=== SHORT PROBLEM ===
Working from the top of the listing below, retype each line through the line containing "d3.scaleLinear().domain([40, 110]).range([1069.3, 17.7]);", both included, with no pictures.

=== INFORMATION PROVIDED ===

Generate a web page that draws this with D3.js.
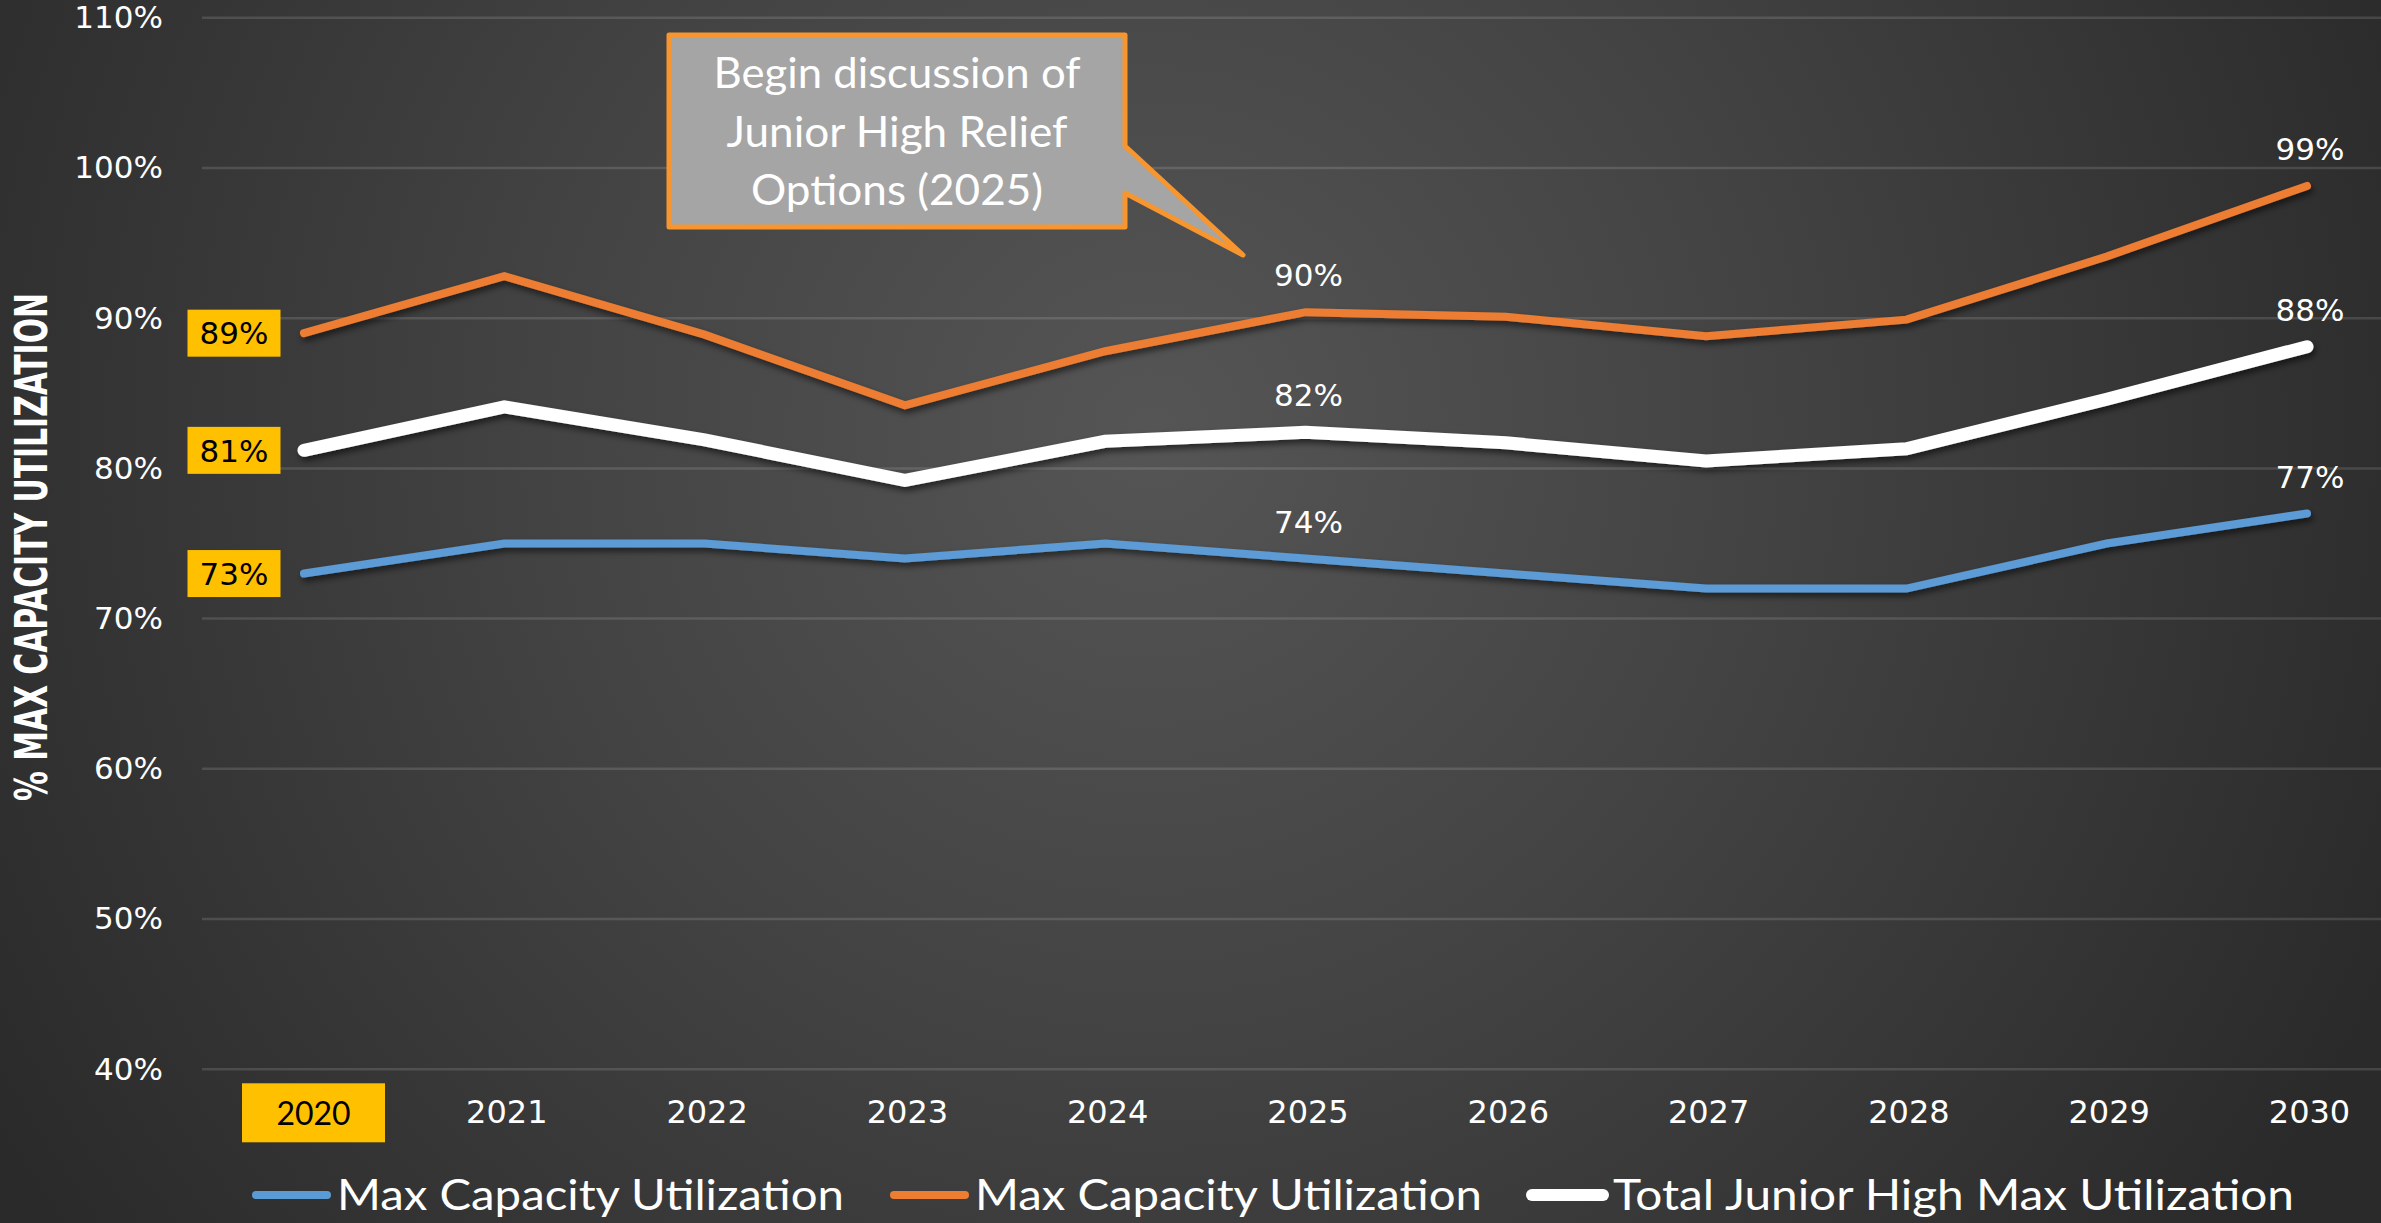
<!DOCTYPE html>
<html>
<head>
<meta charset="utf-8">
<script src="https://cdn.jsdelivr.net/npm/d3@7"></script>
<style>
html,body{margin:0;padding:0;background:#2b2b2b;overflow:hidden;}
svg{display:block;}
</style>
</head>
<body>
<svg id="chart" width="2381" height="1223"></svg>
<script>
// ---- data ----
const years = [2020, 2021, 2022, 2023, 2024, 2025, 2026, 2027, 2028, 2029, 2030];
const blueVals = [73, 75, 75, 74, 75, 74, 73, 72, 72, 75, 77];
const orangeVals = [89, 92.8, 88.9, 84.2, 87.8, 90.4, 90.1, 88.8, 89.9, 94.1, 98.8];
const whiteVals = [81.2, 84.1, 81.9, 79.2, 81.8, 82.4, 81.7, 80.5, 81.3, 84.6, 88.1];
const seriesNames = ["Max Capacity Utilization", "Max Capacity Utilization", "Total Junior High Max Utilization"];
const yTicks = [40, 50, 60, 70, 80, 90, 100, 110];
const labelYears = [2025, 2030];
const calloutLines = ["Begin discussion of", "Junior High Relief", "Options (2025)"];
const yTitle = "% MAX CAPACITY UTILIZATION";

const W = 2381, H = 1223;
const svg = d3.select("#chart");
const defs = svg.append("defs");

const grad = defs.append("radialGradient").attr("id", "bg")
  .attr("gradientUnits", "userSpaceOnUse")
  .attr("cx", 1150).attr("cy", 430).attr("r", 1350);
grad.append("stop").attr("offset", "0%").attr("stop-color", "#555555");
grad.append("stop").attr("offset", "45%").attr("stop-color", "#434343");
grad.append("stop").attr("offset", "100%").attr("stop-color", "#2a2a2a");

const sh = defs.append("filter").attr("id", "shadow")
  .attr("x", "-5%").attr("y", "-20%").attr("width", "110%").attr("height", "140%");
sh.append("feDropShadow").attr("dx", 2).attr("dy", 4).attr("stdDeviation", 3)
  .attr("flood-color", "#000").attr("flood-opacity", 0.55);

svg.append("rect").attr("width", W).attr("height", H).attr("fill", "url(#bg)");

// ---- scales ----
const plotLeft = 202, plotRight = 2381;
const x = d3.scalePoint().domain(years).range([304, 2307]);
const y = d3.scaleLinear().domain([40, 110]).range([1069.3, 17.7]);

// gridlines
svg.append("g").selectAll("line").data(yTicks).join("line")
  .attr("x1", plotLeft).attr("x2", plotRight)
  .attr("y1", d => y(d)).attr("y2", d => y(d))
  .attr("stroke", "rgba(255,255,255,0.13)").attr("stroke-width", 2.5);

// y axis labels
const yAxis = svg.append("g").attr("transform", `translate(${plotLeft},0)`)
  .call(d3.axisLeft(y).tickValues(yTicks).tickSize(0).tickPadding(39).tickFormat(d => d + "%"));
yAxis.select(".domain").remove();
yAxis.selectAll("text").attr("fill", "#ffffff")
  .style("font-family", "'DejaVu Sans', sans-serif").style("font-size", "31px");

// x axis labels
const xAxis = svg.append("g").attr("transform", `translate(2,${y(40)})`)
  .call(d3.axisBottom(x).tickSize(0).tickPadding(0).tickFormat(d => d));
xAxis.select(".domain").remove();
xAxis.selectAll(".tick").each(function(d) {
  const g = d3.select(this);
  const t = g.select("text");
  t.attr("y", 54).attr("dy", 0).attr("fill", "#ffffff")
   .style("font-family", "'DejaVu Sans', sans-serif").style("font-size", "32px");
  if (d === years[0]) {
    g.insert("rect", "text").attr("x", -64.5).attr("y", 14).attr("width", 143).attr("height", 59)
      .attr("fill", "#ffc000");
    t.attr("fill", "#000").attr("x", 7).attr("y", 56)
     .style("font-family", "Lato, 'Open Sans', sans-serif").style("font-size", "32px");
  }
});

// y axis title
svg.append("text")
  .attr("transform", `translate(47,547) rotate(-90)`)
  .attr("text-anchor", "middle")
  .attr("textLength", 508).attr("lengthAdjust", "spacingAndGlyphs")
  .attr("fill", "#ffffff")
  .style("font-family", "'DejaVu Sans Condensed', 'DejaVu Sans', sans-serif")
  .style("font-weight", "bold").style("font-size", "45px")
  .text(yTitle);

// ---- lines ----
const series = [
  { vals: blueVals, color: "#5b9bd5", width: 8 },
  { vals: orangeVals, color: "#ed7d31", width: 8 },
  { vals: whiteVals, color: "#ffffff", width: 13 }
];
const line = d3.line().x((d, i) => x(years[i])).y(d => y(d));
svg.append("g").selectAll("path").data(series).join("path")
  .attr("d", s => line(s.vals))
  .attr("fill", "none").attr("stroke", s => s.color).attr("stroke-width", s => s.width)
  .attr("stroke-linecap", "round").attr("stroke-linejoin", "miter")
  .attr("filter", "url(#shadow)");

// ---- data labels ----
const lab = svg.append("g");
series.forEach(s => {
  const v0 = s.vals[0];
  const cx = x(years[0]) - 70, cy = y(v0);
  lab.append("rect").attr("x", cx - 46.5).attr("y", cy - 23.5).attr("width", 93).attr("height", 47)
    .attr("fill", "#ffc000");
  lab.append("text").attr("x", cx).attr("y", cy).attr("dy", "0.36em").attr("text-anchor", "middle")
    .attr("fill", "#000").style("font-family", "'DejaVu Sans', sans-serif").style("font-size", "31px")
    .text(Math.round(v0) + "%");
  labelYears.forEach(yr => {
    const i = years.indexOf(yr);
    lab.append("text").attr("x", x(yr) + 3).attr("y", y(s.vals[i]) - 37).attr("dy", "0.36em")
      .attr("text-anchor", "middle").attr("fill", "#ffffff")
      .style("font-family", "'DejaVu Sans', sans-serif").style("font-size", "31px")
      .text(Math.round(s.vals[i]) + "%");
  });
});

// ---- callout ----
const co = svg.append("g");
const bx0 = 669, bx1 = 1125, by0 = 35, by1 = 227;
const tip = [1243, 255];
co.append("path")
  .attr("d", `M${bx0},${by0} L${bx1},${by0} L${bx1},146 L${tip[0]},${tip[1]} L${bx1},193 L${bx1},${by1} L${bx0},${by1} Z`)
  .attr("fill", "#a5a5a5").attr("stroke", "#f7962f").attr("stroke-width", 5).attr("stroke-linejoin", "round");
const lens = [367, 341, 292];
calloutLines.forEach((t, i) => {
  co.append("text").attr("x", (bx0 + bx1) / 2).attr("y", 73 + i * 58.5).attr("dy", "0.35em")
    .attr("text-anchor", "middle").attr("fill", "#ffffff")
    .attr("textLength", lens[i]).attr("lengthAdjust", "spacingAndGlyphs")
    .style("font-family", "Lato, 'Open Sans', sans-serif").style("font-size", "43px")
    .text(t);
});

// ---- legend ----
const legendItems = [
  { name: seriesNames[0], color: "#5b9bd5", w: 8, x0: 252, len: 507 },
  { name: seriesNames[1], color: "#ed7d31", w: 8, x0: 890, len: 507 },
  { name: seriesNames[2], color: "#ffffff", w: 12, x0: 1528, len: 681 }
];
const lg = svg.append("g");
legendItems.forEach(it => {
  lg.append("line").attr("x1", it.x0 + 4).attr("x2", it.x0 + 75).attr("y1", 1195).attr("y2", 1195)
    .attr("stroke", it.color).attr("stroke-width", it.w).attr("stroke-linecap", "round");
  lg.append("text").attr("x", it.x0 + 85).attr("y", 1210).attr("fill", "#ffffff")
    .attr("textLength", it.len).attr("lengthAdjust", "spacingAndGlyphs")
    .style("font-family", "Lato, 'Open Sans', sans-serif").style("font-size", "42px")
    .text(it.name);
});
</script>
</body>
</html>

=== SOLVED PROBLEM ===
Generate a web page that draws this with D3.js.
<!DOCTYPE html>
<html>
<head>
<meta charset="utf-8">
<script src="https://cdn.jsdelivr.net/npm/d3@7"></script>
<style>
html,body{margin:0;padding:0;background:#2b2b2b;overflow:hidden;}
svg{display:block;}
</style>
</head>
<body>
<svg id="chart" width="2381" height="1223"></svg>
<script>
// ---- data ----
const years = [2020, 2021, 2022, 2023, 2024, 2025, 2026, 2027, 2028, 2029, 2030];
const blueVals = [73, 75, 75, 74, 75, 74, 73, 72, 72, 75, 77];
const orangeVals = [89, 92.8, 88.9, 84.2, 87.8, 90.4, 90.1, 88.8, 89.9, 94.1, 98.8];
const whiteVals = [81.2, 84.1, 81.9, 79.2, 81.8, 82.4, 81.7, 80.5, 81.3, 84.6, 88.1];
const seriesNames = ["Max Capacity Utilization", "Max Capacity Utilization", "Total Junior High Max Utilization"];
const yTicks = [40, 50, 60, 70, 80, 90, 100, 110];
const labelYears = [2025, 2030];
const calloutLines = ["Begin discussion of", "Junior High Relief", "Options (2025)"];
const yTitle = "% MAX CAPACITY UTILIZATION";

const W = 2381, H = 1223;
const svg = d3.select("#chart");
const defs = svg.append("defs");

const grad = defs.append("radialGradient").attr("id", "bg")
  .attr("gradientUnits", "userSpaceOnUse")
  .attr("cx", 1150).attr("cy", 430).attr("r", 1350);
grad.append("stop").attr("offset", "0%").attr("stop-color", "#555555");
grad.append("stop").attr("offset", "45%").attr("stop-color", "#434343");
grad.append("stop").attr("offset", "100%").attr("stop-color", "#2a2a2a");

const sh = defs.append("filter").attr("id", "shadow")
  .attr("x", "-5%").attr("y", "-20%").attr("width", "110%").attr("height", "140%");
sh.append("feDropShadow").attr("dx", 2).attr("dy", 4).attr("stdDeviation", 3)
  .attr("flood-color", "#000").attr("flood-opacity", 0.55);

svg.append("rect").attr("width", W).attr("height", H).attr("fill", "url(#bg)");

// ---- scales ----
const plotLeft = 202, plotRight = 2381;
const x = d3.scalePoint().domain(years).range([304, 2307]);
const y = d3.scaleLinear().domain([40, 110]).range([1069.3, 17.7]);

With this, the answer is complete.